P. Ferreira-Sporting, 0-0 (destaques)

18 dez 2000, 00:00

Um Glauber de ouro A influência de Glauber, um caso raro de agilidade semelhante na decomposição e elaboração do ataque, atingiu proporções tais, que, a determinado momento, transmitiu a sensação de que o jogo jamais poderia realizar-se sem a sua intervenção. Sem ele, o encontro disputar-se-ia na mesma, mas seria forçosamente menos belo. Mesmo com o requinte de Rafael garantido.

Glauber

Omnipresente é termo excessivo, que ainda assim apetece aplicar-lhe, mesmo sob o risco de despertar a ira de quem reclama, justamente, a exclusividade. Ainda que idolatrado, Glauber não é um deus, especialmente no que a expressão tem de justo e imparcial. Como bom brasileiro, dirá, quando muito, que é Deus quem lhe ilumina os gestos.
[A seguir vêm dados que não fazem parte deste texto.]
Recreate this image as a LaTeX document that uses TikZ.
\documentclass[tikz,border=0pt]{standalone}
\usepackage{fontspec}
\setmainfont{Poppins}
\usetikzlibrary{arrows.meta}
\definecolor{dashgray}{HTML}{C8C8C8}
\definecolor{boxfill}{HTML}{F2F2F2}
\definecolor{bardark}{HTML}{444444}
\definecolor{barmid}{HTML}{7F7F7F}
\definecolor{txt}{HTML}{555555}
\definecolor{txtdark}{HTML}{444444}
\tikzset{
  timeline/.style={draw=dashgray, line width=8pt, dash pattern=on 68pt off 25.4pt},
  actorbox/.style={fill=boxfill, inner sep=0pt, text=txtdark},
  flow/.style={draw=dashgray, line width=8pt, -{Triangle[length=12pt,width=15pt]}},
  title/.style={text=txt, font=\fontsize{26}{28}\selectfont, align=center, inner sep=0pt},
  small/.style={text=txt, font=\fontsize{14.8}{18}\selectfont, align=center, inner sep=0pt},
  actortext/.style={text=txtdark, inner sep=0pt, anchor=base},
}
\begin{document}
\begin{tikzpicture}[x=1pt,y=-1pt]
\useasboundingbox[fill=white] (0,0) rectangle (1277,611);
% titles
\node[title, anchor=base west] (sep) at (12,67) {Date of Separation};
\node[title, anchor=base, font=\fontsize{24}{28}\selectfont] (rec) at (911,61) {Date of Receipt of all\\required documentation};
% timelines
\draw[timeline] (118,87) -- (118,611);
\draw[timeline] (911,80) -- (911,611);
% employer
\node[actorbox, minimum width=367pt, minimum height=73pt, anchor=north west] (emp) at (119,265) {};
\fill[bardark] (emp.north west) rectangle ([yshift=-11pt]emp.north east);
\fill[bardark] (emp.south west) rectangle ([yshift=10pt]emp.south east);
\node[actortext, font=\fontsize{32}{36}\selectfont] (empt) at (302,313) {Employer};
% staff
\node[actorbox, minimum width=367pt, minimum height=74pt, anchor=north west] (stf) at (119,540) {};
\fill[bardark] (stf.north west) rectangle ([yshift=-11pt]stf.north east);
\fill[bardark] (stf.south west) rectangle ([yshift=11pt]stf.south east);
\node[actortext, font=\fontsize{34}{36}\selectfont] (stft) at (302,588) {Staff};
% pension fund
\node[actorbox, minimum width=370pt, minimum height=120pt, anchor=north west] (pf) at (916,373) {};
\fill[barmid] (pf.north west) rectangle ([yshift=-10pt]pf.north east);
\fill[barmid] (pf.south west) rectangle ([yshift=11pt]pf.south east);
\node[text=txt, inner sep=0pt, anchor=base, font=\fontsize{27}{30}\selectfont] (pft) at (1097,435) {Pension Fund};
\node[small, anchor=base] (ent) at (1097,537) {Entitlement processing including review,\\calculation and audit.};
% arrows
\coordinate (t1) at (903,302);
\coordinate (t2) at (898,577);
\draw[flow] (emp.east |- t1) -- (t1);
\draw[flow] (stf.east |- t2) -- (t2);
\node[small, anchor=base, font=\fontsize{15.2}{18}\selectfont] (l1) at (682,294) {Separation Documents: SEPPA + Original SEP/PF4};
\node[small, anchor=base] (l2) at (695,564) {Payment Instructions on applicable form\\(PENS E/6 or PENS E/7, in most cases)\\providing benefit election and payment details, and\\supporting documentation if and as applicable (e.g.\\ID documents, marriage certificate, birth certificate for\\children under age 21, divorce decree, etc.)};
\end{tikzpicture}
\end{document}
Reparte, é verdade, mas no cuidado de o fazer sempre para o mesmo lado, procurando uma variedade muito restrita de pés. Castiga, aos primeiros passos de embaraço, as ameaças de estragos, cirurgica e providencialmente, embora dispensando-se da dureza de uma punição exemplar e dolorosa, transmitindo repetidamente a sensação de ocupar todas as porções de relvado, revolvido ou incólume, e de nada poder fazer-se sem a sua inspirada intervenção. Desde o desarme, que desenha no primor de uma simulação ou drible, à assistência, tirada a régua e esquadro. Sem ele, teria havido jogo na mesma, mas não tão belo e intenso. Graças a Deus... 

Rafael

A finta, feita de ziguezagues, que a areia apurou numa redução de centímetros, tornando-a vertiginosamente mais curta e ameaçadora, compõe a mais delicada e fina arte de uma equipa assustadoramente charmosa, capaz de deliciar no mais aflitivo gesto de destruição, mesmo num relvado decomposto por centenas de dribles e outros tantos arranques. Os fiozinhos do denso e peculiar perfume, que inebria e deixa zonzo quem o aspira, exalaram quase sempre dos seus pés, no jeito muito especial para confundir adversários e deixá-los de costas voltadas para a bola, procurando-a desesperadamente. Porque quem encanta, tem também por hábito não saber resistir à atracção de um excesso, Rafael viu o golo, que desenhara com tanto cuidado, desfazer-se diante de Nélson, num toque ou adorno que deveria ter dispensado, quando a defesa do Sporting já havia ficado para trás. 

Everaldo

Desarmá-lo é um caso bicudo, que Rui Jorge ensaiou, repetidas vezes, sem êxito. Acelera, abranda, pára e provoca, parecendo aguardar o movimento desesperado do defesa para contornar a tentativa na última fracção de segundo. Diverte-se no método como organiza o ataque e prepara o inesperado, irritando quem o segue e lhe pisa os calos, ali, com a bola aparentemente à mercê. Pedro Barbosa não pôde compreender e exasperou-se com a renitência de Everaldo em ceder-lhe o flanco que reservara para si e para o Sporting. 

Gaspar e João Armando

Nenhuma aceleração ou encenação de Acosta os perturbou. Precisos, rigorosos, dispensaram-se de marcações milimétricas, de artes subreptícias ou de derrubes violentos. A interpretação do argentino resumiu-se a um curto reportório de quedas, algumas delas refinadamente encenadas, e os movimentos de João Pinto ficaram muito aquém dos limites da grande área e do real perigo. 

Nélson

Um par de voos felinos mantêm Schmeichel a lamentar-se pela sorte e a maldizer o joelho, que não deveria ter cedido. Mais do que isso, garantiram ao Sporting o empate que não chegou a merecer. Nenhum lapso a apontar-lhe, em intervenções anormalmente frequentes. Só mérito a registar. 

Paulo Bento

Manteve a equipa atada nos frágeis arames que anunciavam a decomposição numa dezena de fragmentos, remendando em nós firmes de arreganho e na solda característica do passe curto, mas preciso. Sem ele, muitos metros adiante, rastreando o perigo, patrulhando entre ameaças, talvez Nélson não escapasse sem marcas do embaraço.